Now remember this string is all 1 string that means it's tension has to be the same throughout. Well I'm pulling with f here so that means the tension in this string has to be f all the way through. Alright let's draw a free body diagram of this pulley alright well what force is pulling down on that pulley? Well it looks to me tension 2 is, alright now tension 2 of course just equals mg because that's got to support the weight of that guy. So this is just mg, alright here's the tricky part. What force is acting up on this pulley? Well, the string is here and strings can only pull so it must be pulling up but the string is also here. Now this is the weird part that throws people off and they're thinking well the string can't pull twice, yes it can the string can pull twice and it will. It's attached here and it's attached here, so it's pulling up both sides. So that means I've got f and f again alright, so that means 2 times f in equilibrium has to equal mg. So that means the force that I need to supply is only a half of the weight of the thing that I'm trying to support. So essentially by using this pulley system I have doubled my force, right? So I'm supporting something that's twice as heavy as the force that I need to apply to support it.

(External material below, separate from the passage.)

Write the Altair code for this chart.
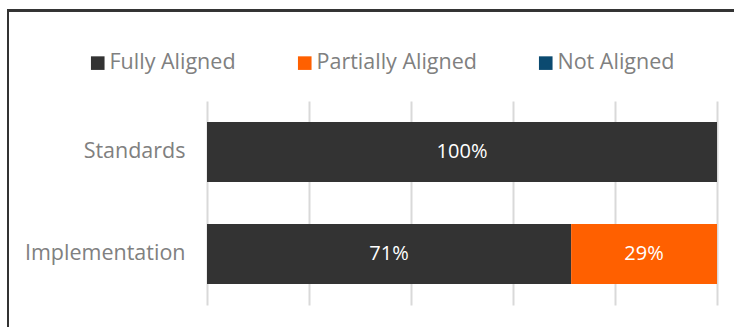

Alright and that's the idea of a pulley system in general you'll multiply your force by the number of pulleys, here we've got 2 pulleys [IB] multiply it by 2. If we had 50 pulleys we would multiply it by 50 alright. One other real quick thing, let's determine what this tension is right here. Alright so that tension we're going to draw a free body diagram of this up top of our pulley, so pulling up tension 1, what's pulling down? Alright again whenever you see a string it is pulling, alright it's pulling. Well I see a string, I see 1 there, 1 there and, there's 3 tensions pulling down on this guy, so this will be 1, 2 and 3, f, f and f. So that means tension 1 has to be 3f which is 3 halves of mg.

And that's essentially how every single pulley problem goes, they're all really really really easy once you recognize that strings can only pull and that's tension.